Regards, Christopher J. Wolff, CIO Broadband Laboratories, Inc. http://www.bblabs.com
-----Original Message----- From: owner-nanog@merit.edu [mailto:owner-nanog@merit.edu] On Behalf Of Nathan Stratton Sent: Thursday, September 12, 2002 11:29 AM To: Christopher J. Wolff Cc: nanog@merit.edu Subject: Re: IP over in-ground cable applications.
On Thu, 12 Sep 2002, Christopher J. Wolff wrote:
Greetings,
Can anyone recommend a method for integrating TCP/IP with an existing analog cable television network. The cable companies do this quite well; however, it's not immediately clear to me how I would multiplex the IP traffic and the existing video and deliver it to a home.
Ya, build a new two-way HFC network.
My current thoughts on this are to digitize the satellite video into mpeg2 and deliver it over TCP/IP through the in-ground cable.

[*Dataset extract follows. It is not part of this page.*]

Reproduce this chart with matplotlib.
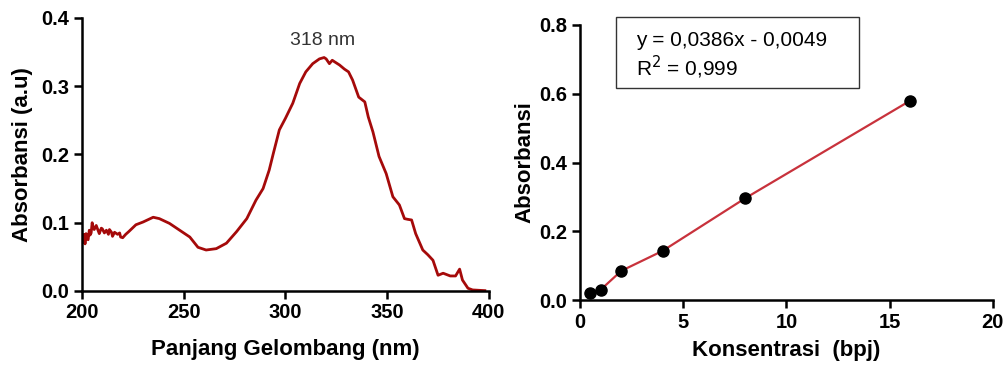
import matplotlib.pyplot as plt
from matplotlib.patches import Rectangle
from matplotlib.ticker import FormatStrFormatter

plt.rcParams['font.family'] = ['Liberation Sans', 'DejaVu Sans']

# UV-Vis spectrum
wavelength = [200, 200.5, 201, 201.5, 202, 202.5, 203, 203.6, 204, 204.5, 205, 205.5,
              206, 207, 208, 208.5, 209.5, 210, 211, 212, 213, 213.5, 214.5, 215,
              216, 217.5, 218.5, 219, 220, 221.5, 223, 226.5, 230, 235, 238, 243,
              248, 253, 257, 261, 266, 271, 276, 281, 285.5, 289, 292, 294, 297,
              300, 303.6, 307, 310, 313.4, 316.7, 319, 320, 321.6, 323, 324, 326.6,
              329, 331, 333, 336, 339, 340.7, 343, 346, 349.5, 352.8, 356, 358.5,
              360, 362, 364, 367.5, 370, 372.5, 375, 377.5, 381, 383.6, 385.6, 387,
              389.7, 392, 395, 398]
absorbance = [0.078, 0.071, 0.083, 0.069, 0.084, 0.077, 0.075, 0.089, 0.082, 0.085,
              0.100, 0.093, 0.090, 0.096, 0.088, 0.084, 0.092, 0.091, 0.085, 0.089,
              0.083, 0.090, 0.086, 0.080, 0.086, 0.083, 0.085, 0.079, 0.078, 0.083,
              0.087, 0.097, 0.101, 0.108, 0.106, 0.099, 0.089, 0.079, 0.064, 0.060,
              0.062, 0.070, 0.087, 0.106, 0.133, 0.150, 0.177, 0.201, 0.236, 0.253,
              0.275, 0.304, 0.321, 0.333, 0.340, 0.342, 0.340, 0.333, 0.338, 0.336,
              0.331, 0.325, 0.321, 0.309, 0.284, 0.277, 0.255, 0.233, 0.197, 0.172,
              0.138, 0.126, 0.106, 0.105, 0.104, 0.084, 0.060, 0.053, 0.045, 0.023,
              0.026, 0.022, 0.022, 0.032, 0.016, 0.004, 0.0015, 0.001, 0.0005]

# calibration curve
konsentrasi = [0.5, 1, 2, 4, 8, 16]
absorbansi = [0.020, 0.030, 0.085, 0.143, 0.296, 0.580]

fig = plt.figure(figsize=(10.06, 3.66), dpi=100)
ax1 = fig.add_axes([0.0815, 0.205, 0.4045, 0.746])
ax2 = fig.add_axes([0.5765, 0.180, 0.4105, 0.752])

for ax in (ax1, ax2):
    ax.spines['top'].set_visible(False)
    ax.spines['right'].set_visible(False)
    ax.spines['left'].set_linewidth(1.8)
    ax.spines['bottom'].set_linewidth(1.8)
    ax.tick_params(direction='out', length=6, width=1.8, labelsize=14.5, pad=3)

ax1.plot(wavelength, absorbance, color='#a50a0a', lw=2.0)
ax1.set_xlim(200, 400)
ax1.set_ylim(0, 0.4)
ax1.set_xticks([200, 250, 300, 350, 400])
ax1.set_yticks([0.0, 0.1, 0.2, 0.3, 0.4])
ax1.yaxis.set_major_formatter(FormatStrFormatter('%.1f'))
ax1.set_xlabel('Panjang Gelombang (nm)', fontsize=16, fontweight='bold', labelpad=12)
ax1.set_ylabel('Absorbansi (a.u)', fontsize=16, fontweight='bold', labelpad=6)
ax1.text(318, 0.355, '318 nm', ha='center', va='bottom', fontsize=14, color='#333333')
for lab in ax1.get_xticklabels() + ax1.get_yticklabels():
    lab.set_fontweight('bold')

ax2.plot(konsentrasi, absorbansi, color='#c8323c', lw=1.6, zorder=2)
ax2.plot(konsentrasi, absorbansi, 'o', color='black', ms=8, zorder=3, clip_on=False)
ax2.set_xlim(0, 20)
ax2.set_ylim(0, 0.8)
ax2.set_xticks([0, 5, 10, 15, 20])
ax2.set_yticks([0.0, 0.2, 0.4, 0.6, 0.8])
ax2.yaxis.set_major_formatter(FormatStrFormatter('%.1f'))
ax2.set_xlabel('Konsentrasi  (bpj)', fontsize=16, fontweight='bold', labelpad=6)
ax2.set_ylabel('Absorbansi', fontsize=16, fontweight='bold', labelpad=3)
for lab in ax2.get_xticklabels() + ax2.get_yticklabels():
    lab.set_fontweight('bold')

# equation box
ax2.add_patch(Rectangle((0.087, 0.771), 0.589, 0.258, transform=ax2.transAxes,
                        fc='white', ec='#333333', lw=1.0, clip_on=False, zorder=4))
ax2.text(0.136, 0.945, 'y = 0,0386x - 0,0049', transform=ax2.transAxes,
         ha='left', va='center', fontsize=15, zorder=5)
ax2.text(0.136, 0.847, 'R$^2$ = 0,999', transform=ax2.transAxes,
         ha='left', va='center', fontsize=15, zorder=5)

fig.savefig('out.png', dpi=100)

This way, integrating the video and data portion are easy, however the resident would need to buy a mpeg2 set-top-box to split out the video and internet. Thank you very much for your consideration.
The issue is you only have 125 CMTS channels to deal with and most network have way to many homes passed per head end to make mpeg2 over IP practical solution.